If the Labour leader sees a space there, it is because he thinks it is being vacated by the government; and he is not the only one.
The prime minister's troubles, both practical and ideological, were very publicly highlighted by the furore over Lords reform this week.
Practically speaking, Mr Cameron is looking ever more like a man who cannot control his party and as a result, cannot pass legislation. In pushing Lords reform, a key Liberal Democrat policy, the coalition had planned to pass a 'programme motion'.
This would have limited the amount of time debate lasted before a final vote took place. Without it, deliberations would be open-ended allowing opponents to talk until time allowed to pass the legislation ran out.
But such was opposition to the programme motion from his own MPs that Mr Cameron feared he would lose a vote on it and so he withdrew it. When it came to a vote to actually progress the legislation, Tory whips figured not so many of their own MPs would dare rebel. They were wrong.

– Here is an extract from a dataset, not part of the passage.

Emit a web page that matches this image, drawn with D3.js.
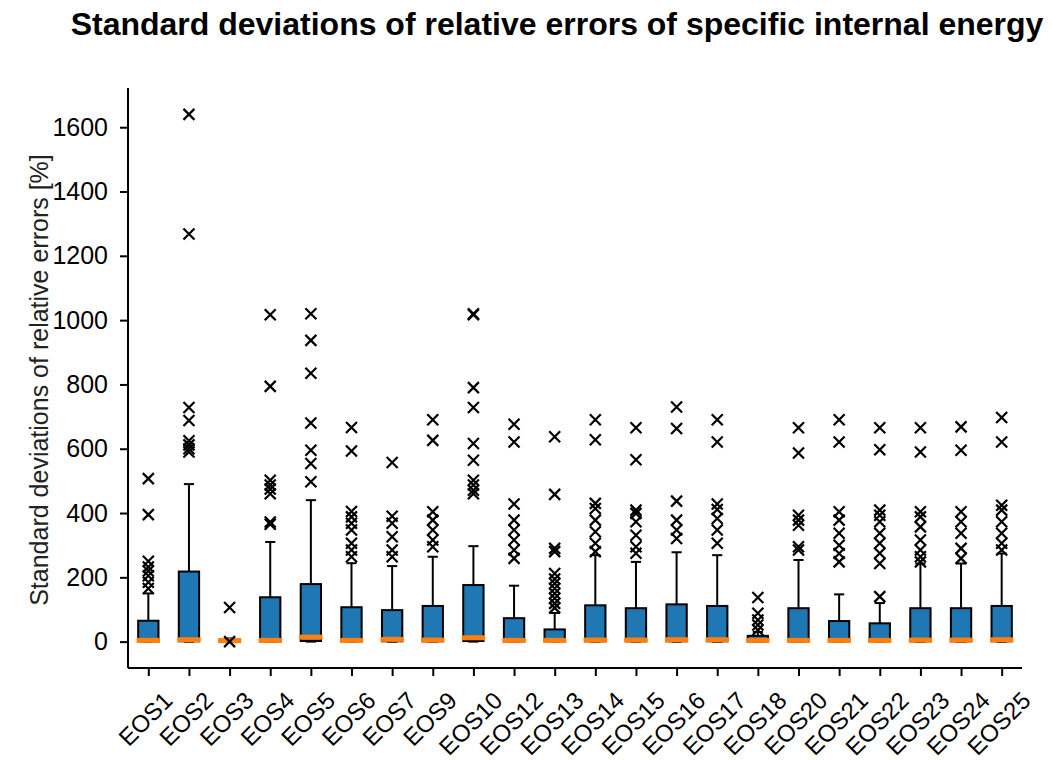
<!DOCTYPE html>
<html>
<head>
<meta charset="utf-8">
<script src="https://cdn.jsdelivr.net/npm/d3@7"></script>
<style>
    body { margin: 0; background: #fff; }
    svg { display: block; font-family: "Liberation Sans", Arial, Helvetica, sans-serif; }
</style>
</head>
<body>
<svg class="Box"></svg>
<script>
// values (percent)
let categories = ["EOS1", "EOS2", "EOS3", "EOS4", "EOS5", "EOS6", "EOS7", "EOS9", "EOS10", "EOS12", "EOS13",
    "EOS14", "EOS15", "EOS16", "EOS17", "EOS18", "EOS20", "EOS21", "EOS22", "EOS23", "EOS24", "EOS25"];
let whiskerLow = [0, 0, 0, 0, 0, 0, 0, 0, 0, 0, 0, 0, 0, 0, 0, 0, 0, 0, 0, 0, 0, 0];
let q1 = [1, 1, 0, 1, 2, 1, 1, 1, 2, 1, 1, 1, 1, 1, 1, 1, 1, 1, 1, 1, 1, 1];
let medians = [4, 6, 3, 4, 14, 4, 7, 5, 12, 4, 4, 5, 5, 6, 6, 4, 4, 4, 4, 5, 5, 6];
let q3 = [65, 218, 6, 138, 179, 107, 98, 111, 176, 73, 38, 113, 104, 116, 111, 18, 104, 64, 57, 104, 104, 111];
let whiskerHigh = [150, 490, 10, 310, 440, 244, 235, 264, 297, 174, 89, 269, 248, 278, 269, 30, 254, 147, 120, 243, 243, 274];
let outliers = [
    [507, 395, 250, 232, 220, 205, 185, 165],
    [1640, 1268, 728, 688, 625, 612, 600, 590],
    [106, 0],
    [1017, 794, 502, 487, 475, 460, 372, 365],
    [1020, 937, 835, 680, 595, 554, 497],
    [666, 593, 405, 388, 368, 347, 306, 285, 264],
    [557, 390, 368, 326, 285, 264],
    [690, 626, 404, 378, 347, 316, 295],
    [1020, 1017, 790, 728, 616, 564, 502, 487, 471, 460],
    [676, 621, 428, 378, 347, 316, 285, 259],
    [637, 458, 290, 280, 212, 195, 181, 165, 150, 135, 119, 105],
    [690, 628, 430, 414, 378, 342, 306, 280],
    [665, 566, 409, 399, 373, 331, 295, 275],
    [730, 663, 437, 378, 347, 321],
    [690, 621, 428, 411, 383, 347, 306],
    [137, 88, 67, 52, 36],
    [665, 587, 393, 378, 362, 295, 285],
    [690, 621, 404, 378, 337, 300, 274, 248],
    [665, 597, 409, 393, 373, 337, 306, 275, 243, 140],
    [665, 590, 404, 388, 357, 316, 285, 264, 248],
    [668, 595, 404, 373, 337, 290, 259],
    [697, 621, 424, 409, 373, 337, 306, 285]
];
let yTicks = [0, 200, 400, 600, 800, 1000, 1200, 1400, 1600];
let title = "Standard deviations of relative errors of specific internal energy";
let yLabel = "Standard deviations of relative errors [%]";

function drawBox(){
    let width = 1052, height = 760;
    let margin = {top: 88, right: 30, bottom: 92, left: 128};

    let svg = d3.select(".Box")
        .attr("width", width)
        .attr("height", height);

    let rows = categories.map((c, i) => ({
        name: c, lo: whiskerLow[i], q1: q1[i], med: medians[i], q3: q3[i], hi: whiskerHigh[i], out: outliers[i]
    }));

    // matplotlib style autoscale: 5% margin on the data range
    let allMax = d3.max(rows, d => d3.max([d.hi].concat(d.out)));
    let allMin = d3.min(rows, d => d3.min([d.lo].concat(d.out)));
    let pad = (allMax - allMin) * 0.05;

    let x = d3.scalePoint()
        .domain(categories)
        .range([margin.left, width - margin.right])
        .padding(0.5);
    let y = d3.scaleLinear()
        .domain([allMin - pad, allMax + pad])
        .range([height - margin.bottom, margin.top]);

    let step = x.step();
    let boxW = step * 0.5, capW = step * 0.25;

    let g = svg.append("g").attr("class", "boxes");

    let box = g.selectAll("g")
        .data(rows)
        .join("g")
        .attr("transform", d => `translate(${x(d.name)},0)`);

    // whiskers
    box.append("line")
        .attr("y1", d => y(d.q3)).attr("y2", d => y(d.hi))
        .attr("stroke", "#000").attr("stroke-width", 2);
    box.append("line")
        .attr("y1", d => y(d.q1)).attr("y2", d => y(d.lo))
        .attr("stroke", "#000").attr("stroke-width", 2);
    // caps
    box.append("line")
        .attr("x1", -capW / 2).attr("x2", capW / 2)
        .attr("y1", d => y(d.hi)).attr("y2", d => y(d.hi))
        .attr("stroke", "#000").attr("stroke-width", 2);
    box.append("line")
        .attr("x1", -capW / 2).attr("x2", capW / 2)
        .attr("y1", d => y(d.lo)).attr("y2", d => y(d.lo))
        .attr("stroke", "#000").attr("stroke-width", 2);
    // box
    box.append("rect")
        .attr("x", -boxW / 2)
        .attr("width", boxW)
        .attr("y", d => y(d.q3))
        .attr("height", d => y(d.q1) - y(d.q3))
        .attr("fill", "#1f77b4")
        .attr("stroke", "#000")
        .attr("stroke-width", 2);
    // median
    box.append("line")
        .attr("x1", -boxW / 2 - 1.5).attr("x2", boxW / 2 + 1.5)
        .attr("y1", d => y(d.med)).attr("y2", d => y(d.med))
        .attr("stroke", "#ff7f0e")
        .attr("stroke-width", 5);
    // fliers as 'x'
    let s = 5.5;
    box.selectAll("path.flier")
        .data(d => d.out)
        .join("path")
        .attr("class", "flier")
        .attr("d", v => `M${-s},${y(v) - s}L${s},${y(v) + s}M${-s},${y(v) + s}L${s},${y(v) - s}`)
        .attr("stroke", "#000")
        .attr("stroke-width", 2.2)
        .attr("fill", "none");

    // y axis
    let yAxis = svg.append("g")
        .attr("transform", `translate(${margin.left},0)`)
        .call(d3.axisLeft(y).tickValues(yTicks).tickFormat(d3.format("d"))
            .tickSize(8).tickPadding(12).tickSizeOuter(0));
    yAxis.select(".domain").attr("stroke", "#000").attr("stroke-width", 2)
        .attr("d", `M0,${margin.top}V${height - margin.bottom}`);
    yAxis.selectAll(".tick line").attr("stroke", "#000").attr("stroke-width", 2);
    yAxis.selectAll(".tick text").attr("font-size", 25).attr("fill", "#000")
        .attr("font-family", "Liberation Sans, Arial, sans-serif");

    // x axis, labels drawn separately (rotated 45°, centred on the tick)
    let xAxis = svg.append("g")
        .attr("transform", `translate(0,${height - margin.bottom})`)
        .call(d3.axisBottom(x).tickSize(8).tickSizeOuter(0).tickFormat(""));
    xAxis.select(".domain").attr("stroke", "#000").attr("stroke-width", 2)
        .attr("d", `M${margin.left},0H${width - margin.right}`);
    xAxis.selectAll(".tick line").attr("stroke", "#000").attr("stroke-width", 2);

    let fs = 24, cap = fs * 0.716, top = height - margin.bottom + 22;
    svg.append("g").attr("class", "xlabels")
        .selectAll("text")
        .data(categories)
        .join("text")
        .attr("font-size", fs)
        .attr("text-anchor", "middle")
        .attr("dy", "0.358em")
        .attr("fill", "#000")
        .text(d => d)
        .each(function(d){
            let w = this.getComputedTextLength();
            let cx = x(d) - 3, cy = top + 0.7071 * (w + cap) / 2;
            d3.select(this)
                .attr("x", cx).attr("y", cy)
                .attr("transform", `rotate(-45,${cx},${cy})`);
        });

    // y label
    svg.append("text")
        .attr("transform", `translate(48,${(margin.top + height - margin.bottom) / 2 + 2})rotate(-90)`)
        .attr("text-anchor", "middle")
        .attr("font-size", 25)
        .attr("fill", "#222")
        .text(yLabel);

    // title
    svg.append("text")
        .attr("x", 557)
        .attr("y", 35)
        .attr("text-anchor", "middle")
        .attr("font-size", 32)
        .attr("font-weight", "bold")
        .attr("fill", "#000")
        .text(title);
}

drawBox();
</script>
</body>
</html>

Excluding ministers, only 80 Tories voted for Lords reform, whereas 91 opposed it. The vote was only won because it had the backing of Labour MPs.
One Tory backbencher told me this week that as the party went to vote the atmosphere was 'electric'; with rebels and whips both haranguing Conservatives to the last second to vote their way.
Mr Cameron was so furious at the way some of his own MPs stood against him that he was seen giving one rebel ring-leader a public dressing down; that is the chief whip's job, something below the prime minister.
But while legislative paralysis is dangerously close for Mr Cameron, the problem is underpinned by a deeper ideological issue. A large section of his party has had enough of coalition.
At the heart of that section is the Conservative right wing, but it is by no means limited to it. Meanwhile the right-wingers driving the rebellion are prepared to go to great lengths.
A Labour shadow minister told me this week that he was approached by two renowned Tory rebel MPs, Peter Bone and Douglas Carswell, and offered help on how to pen a parliamentary motion to cause most trouble for Mr Cameron.
'They want out of the coalition. They want an election and if they lose then opposition is better than government with us,' a senior Lib Dem told me yesterday.
'But they are making the mistake Tony Benn made in the 80s. They think that by going further to their side of the political spectrum they will win public support; most people in Britain are moderate.'
In order to keep the coalition together, something Mr Cameron's political future depends on, the prime minister must prevent his moderate MPs from joining right-wingers who oppose him, but he must also follow the Lib Dem agenda that is pushing them away.
In the middle of that conundrum Mr Cameron's caring conservatism is yet to show it has the structural integrity to resist the pressure. For him the recess cannot come soon enough.
In an attempt to show it is on top of the growth agenda the government will announce infrastructure investment on Monday, but it will be at the party conference later this year that the prime minister will get the chance to face down rebels.
Meanwhile the conference season will also be a test for Ed Miliband. This is probably the highest point of his leadership, but while his talk of ideology might be high-minded, it hangs like a veil over the empty space where Labour policy should be.
For him the summer recess offers a chance to work out how much to say about his policy plans; then we will see if his new found boisterousness has any bite.